Strander's results sounded exciting to Dr. Jordan Gutterman, of the M.D. Anderson Hospital and Tumor Institute in Houston. He flew to Sweden to observe Strander's work, and soon became a convert. Says he: "There was no question. He was having good results." Back home, Gutterman obtained money from a private foundation to buy enough Finnish IF to try it on 38 patients with advanced breast cancer, multiple myeloma or lymphoma. Again the results were encouraging. Seven of 17 breast cancer patients had positive results, as did six of ten with myeloma and six of eleven with lymphoma.
Midway during this study, with some favorable response already obvious, Gutterman applied to the A.C.S. for money to expand the research. To support his appeal, he noted among other evidence the response of his first breast cancer patient: "She had a mass under her left arm, and couldn't raise her arm. Within 48 hours of her first injection, she could lift it." Another breast cancer victim is in remission after 15 months of interferon therapy. Gutterman also reports a wide range of sensitivity among patients, some showing improvement within 48 to 72 hours and a 50% reduction in the size of their tumors within three to four weeks after IF therapy. One patient with myeloma received interferon for three months with no apparent effect. But one month after the treatment ended, his tumor began to shrink. Presumably IF had had a delayed effect.

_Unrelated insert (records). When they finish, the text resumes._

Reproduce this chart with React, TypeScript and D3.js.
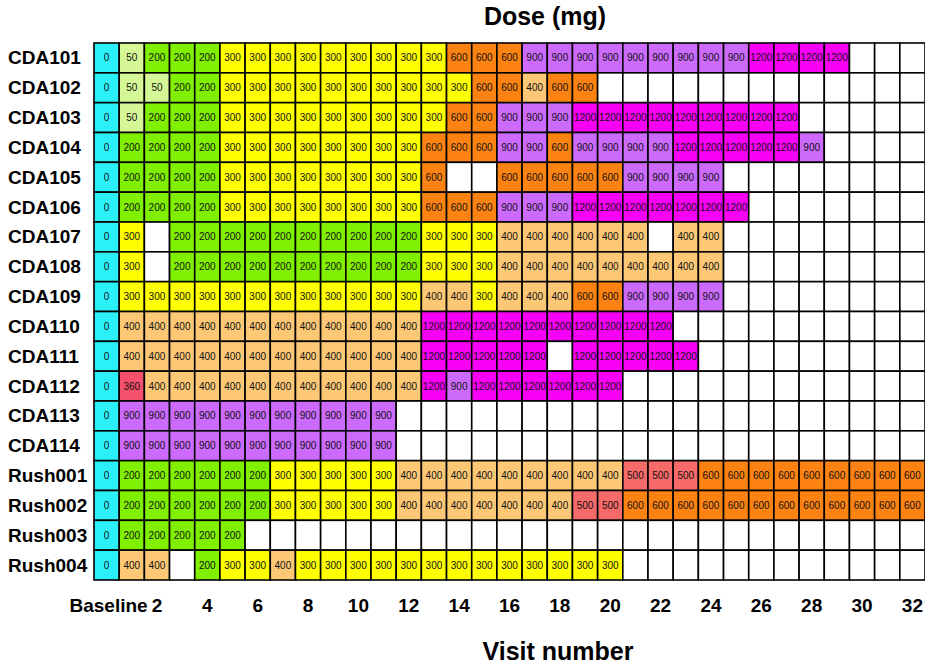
import { useEffect, useRef } from "react";
import * as d3 from "d3";

const _ = null;

const subjects = [
  "CDA101", "CDA102", "CDA103", "CDA104", "CDA105", "CDA106", "CDA107", "CDA108", "CDA109",
  "CDA110", "CDA111", "CDA112", "CDA113", "CDA114", "Rush001", "Rush002", "Rush003", "Rush004",
];

const visits = d3.range(0, 33);

const tickVisits = [0, 2, 4, 6, 8, 10, 12, 14, 16, 18, 20, 22, 24, 26, 28, 30, 32];
const tickLabels = ["Baseline", "2", "4", "6", "8", "10", "12", "14", "16", "18", "20", "22", "24", "26", "28", "30", "32"];

// dose (mg) per visit, null = no visit
const CDA101 = [0, 50, 200, 200, 200, 300, 300, 300, 300, 300, 300, 300, 300, 300, 600, 600, 600, 900, 900, 900, 900, 900, 900, 900, 900, 900, 1200, 1200, 1200, 1200, _, _, _];
const CDA102 = [0, 50, 50, 200, 200, 300, 300, 300, 300, 300, 300, 300, 300, 300, 300, 600, 600, 400, 600, 600, _, _, _, _, _, _, _, _, _, _, _, _, _];
const CDA103 = [0, 50, 200, 200, 200, 300, 300, 300, 300, 300, 300, 300, 300, 300, 600, 600, 900, 900, 900, 1200, 1200, 1200, 1200, 1200, 1200, 1200, 1200, 1200, _, _, _, _, _];
const CDA104 = [0, 200, 200, 200, 200, 300, 300, 300, 300, 300, 300, 300, 300, 600, 600, 600, 900, 900, 600, 900, 900, 900, 900, 1200, 1200, 1200, 1200, 1200, 900, _, _, _, _];
const CDA105 = [0, 200, 200, 200, 200, 300, 300, 300, 300, 300, 300, 300, 300, 600, _, _, 600, 600, 600, 600, 600, 900, 900, 900, 900, _, _, _, _, _, _, _, _];
const CDA106 = [0, 200, 200, 200, 200, 300, 300, 300, 300, 300, 300, 300, 300, 600, 600, 600, 900, 900, 900, 1200, 1200, 1200, 1200, 1200, 1200, 1200, _, _, _, _, _, _, _];
const CDA107 = [0, 300, _, 200, 200, 200, 200, 200, 200, 200, 200, 200, 200, 300, 300, 300, 400, 400, 400, 400, 400, 400, _, 400, 400, _, _, _, _, _, _, _, _];
const CDA108 = [0, 300, _, 200, 200, 200, 200, 200, 200, 200, 200, 200, 200, 300, 300, 300, 400, 400, 400, 400, 400, 400, 400, 400, 400, _, _, _, _, _, _, _, _];
const CDA109 = [0, 300, 300, 300, 300, 300, 300, 300, 300, 300, 300, 300, 300, 400, 400, 300, 400, 400, 400, 600, 600, 900, 900, 900, 900, _, _, _, _, _, _, _, _];
const CDA110 = [0, 400, 400, 400, 400, 400, 400, 400, 400, 400, 400, 400, 400, 1200, 1200, 1200, 1200, 1200, 1200, 1200, 1200, 1200, 1200, _, _, _, _, _, _, _, _, _, _];
const CDA111 = [0, 400, 400, 400, 400, 400, 400, 400, 400, 400, 400, 400, 400, 1200, 1200, 1200, 1200, 1200, _, 1200, 1200, 1200, 1200, 1200, _, _, _, _, _, _, _, _, _];
const CDA112 = [0, 360, 400, 400, 400, 400, 400, 400, 400, 400, 400, 400, 400, 1200, 900, 1200, 1200, 1200, 1200, 1200, 1200, _, _, _, _, _, _, _, _, _, _, _, _];
const CDA113 = [0, 900, 900, 900, 900, 900, 900, 900, 900, 900, 900, 900, _, _, _, _, _, _, _, _, _, _, _, _, _, _, _, _, _, _, _, _, _];
const CDA114 = [0, 900, 900, 900, 900, 900, 900, 900, 900, 900, 900, 900, _, _, _, _, _, _, _, _, _, _, _, _, _, _, _, _, _, _, _, _, _];
const Rush001 = [0, 200, 200, 200, 200, 200, 200, 300, 300, 300, 300, 300, 400, 400, 400, 400, 400, 400, 400, 400, 400, 500, 500, 500, 600, 600, 600, 600, 600, 600, 600, 600, 600];
const Rush002 = [0, 200, 200, 200, 200, 200, 200, 300, 300, 300, 300, 300, 400, 400, 400, 400, 400, 400, 400, 500, 500, 600, 600, 600, 600, 600, 600, 600, 600, 600, 600, 600, 600];
const Rush003 = [0, 200, 200, 200, 200, 200, _, _, _, _, _, _, _, _, _, _, _, _, _, _, _, _, _, _, _, _, _, _, _, _, _, _, _];
const Rush004 = [0, 400, 400, _, 200, 300, 300, 400, 300, 300, 300, 300, 300, 300, 300, 300, 300, 300, 300, 300, 300, _, _, _, _, _, _, _, _, _, _, _, _];

const doses = [CDA101, CDA102, CDA103, CDA104, CDA105, CDA106, CDA107, CDA108, CDA109,
  CDA110, CDA111, CDA112, CDA113, CDA114, Rush001, Rush002, Rush003, Rush004];

const doseLevels = [0, 50, 200, 300, 360, 400, 500, 600, 900, 1200];
const doseColors = ["#2cf0f8", "#d6f795", "#80f000", "#ffff00", "#f5506c", "#fdc876", "#f76a6a", "#fc8312", "#cc6bfb", "#f700f5"];

const App = () => {
  const ref = useRef<SVGSVGElement>(null);

  useEffect(() => {
    const width = 925;
    const height = 665;
    const margin = { top: 43, right: 0, bottom: 85, left: 94 };
    const font = "'Liberation Sans', Arial, sans-serif";

    const svg = d3.select(ref.current)
      .attr("width", width)
      .attr("height", height);
    svg.selectAll("*").remove();

    const x = d3.scaleBand<number>()
      .domain(visits)
      .range([margin.left, width - margin.right]);

    const y = d3.scaleBand<string>()
      .domain(subjects)
      .range([margin.top, height - margin.bottom]);

    const color = d3.scaleOrdinal<number, string>()
      .domain(doseLevels)
      .range(doseColors);

    const cells = subjects.flatMap((s, i) =>
      visits.map(v => ({ subject: s, visit: v, dose: doses[i][v] }))
    );

    // 셀 그리기
    const g = svg.append("g");
    g.selectAll("rect")
      .data(cells)
      .join("rect")
      .attr("x", d => x(d.visit)!)
      .attr("y", d => y(d.subject)!)
      .attr("width", x.bandwidth())
      .attr("height", y.bandwidth())
      .attr("fill", d => d.dose === null ? "#ffffff" : color(d.dose))
      .attr("stroke", "#000")
      .attr("stroke-width", 1.6);

    g.selectAll("text")
      .data(cells.filter(d => d.dose !== null))
      .join("text")
      .attr("x", d => x(d.visit)! + x.bandwidth() / 2)
      .attr("y", d => y(d.subject)! + y.bandwidth() / 2)
      .attr("text-anchor", "middle")
      .attr("dominant-baseline", "central")
      .style("font-family", font)
      .style("font-size", "10px")
      .attr("fill", "#111")
      .text(d => String(d.dose));

    // 행 라벨
    svg.append("g")
      .selectAll("text")
      .data(subjects)
      .join("text")
      .attr("x", 8)
      .attr("y", d => y(d)! + y.bandwidth() / 2)
      .attr("dominant-baseline", "central")
      .style("font-family", font)
      .style("font-size", "19px")
      .style("font-weight", "bold")
      .text(d => d);

    // x축 눈금 라벨
    svg.append("g")
      .selectAll("text")
      .data(tickVisits)
      .join("text")
      .attr("x", (d, i) => i === 0 ? x(d)! + x.bandwidth() / 2 + 2 : x(d)! + x.bandwidth() / 2)
      .attr("y", 605)
      .attr("text-anchor", "middle")
      .attr("dominant-baseline", "central")
      .style("font-family", font)
      .style("font-size", "19px")
      .style("font-weight", "bold")
      .text((d, i) => tickLabels[i]);

    // 제목
    svg.append("text")
      .attr("x", 545)
      .attr("y", 16)
      .attr("text-anchor", "middle")
      .attr("dominant-baseline", "central")
      .style("font-family", font)
      .style("font-size", "25px")
      .style("font-weight", "bold")
      .text("Dose (mg)");

    svg.append("text")
      .attr("x", 558)
      .attr("y", 651)
      .attr("text-anchor", "middle")
      .attr("dominant-baseline", "central")
      .style("font-family", font)
      .style("font-size", "25px")
      .style("font-weight", "bold")
      .text("Visit number");
  }, []);

  return <svg ref={ref} style={{ position: "absolute", left: 0, top: 0, background: "#fff" }} />;
};

export default App;
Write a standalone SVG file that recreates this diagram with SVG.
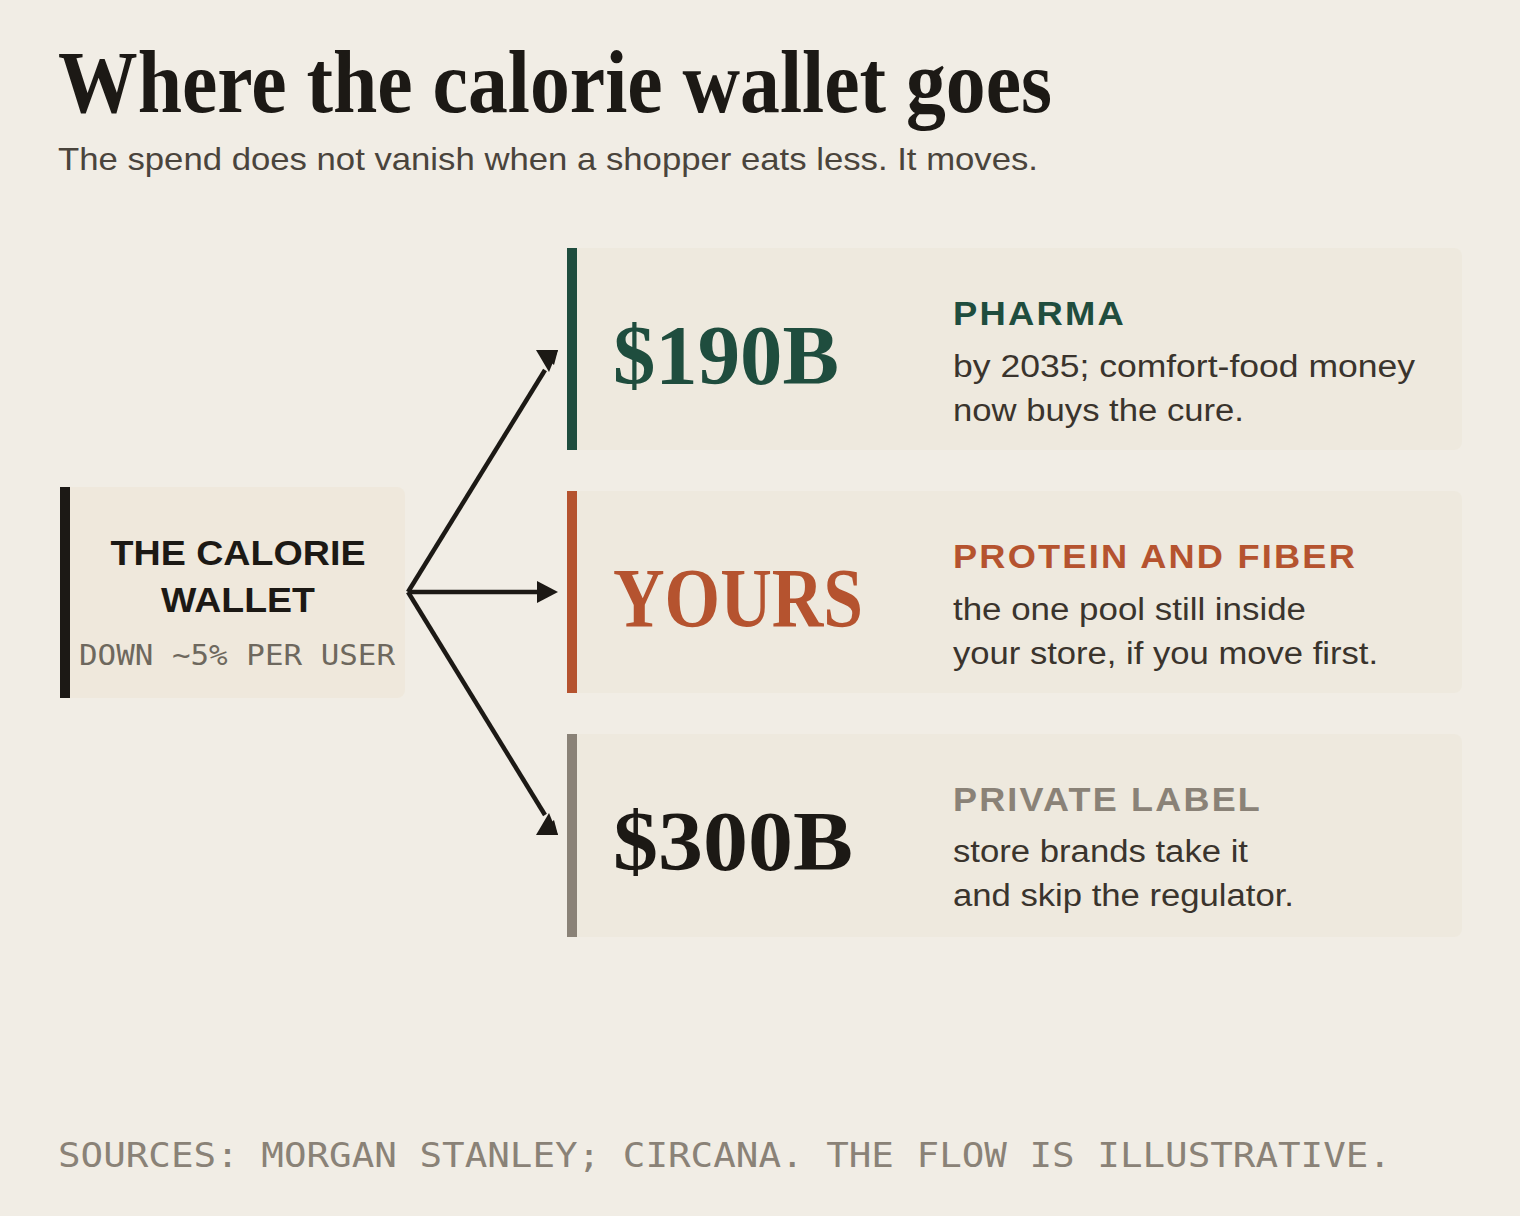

Gutterman's application to the A.C.S. reached the desk of Frank Rauscher, who before becoming the society's research chief in 1976 had been director of the National Cancer Institute for five years. At the institute he had been urged repeatedly to "do something about interferon." But Rauscher, himself a virologist, had moved cautiously. He did send an NCI team to Sweden to look at Strander's IF tests with bone cancer, and the institute co-sponsored a 1975 interferon conference in Manhattan. But during his tenure, Rauscher increased the NCI commitment to interferon by a scant $1 million yearly. Says he: "Quite frankly, I dragged my feet?in part because I didn't believe the results. They could be explained by other factors. Strander's study was not rigidly controlled; it didn't have the built-in scientific safeguards." He was also worried about possibly "killing something good" only because there was not enough of it for a really fair test. "I was about the most negative person in the country about interferon."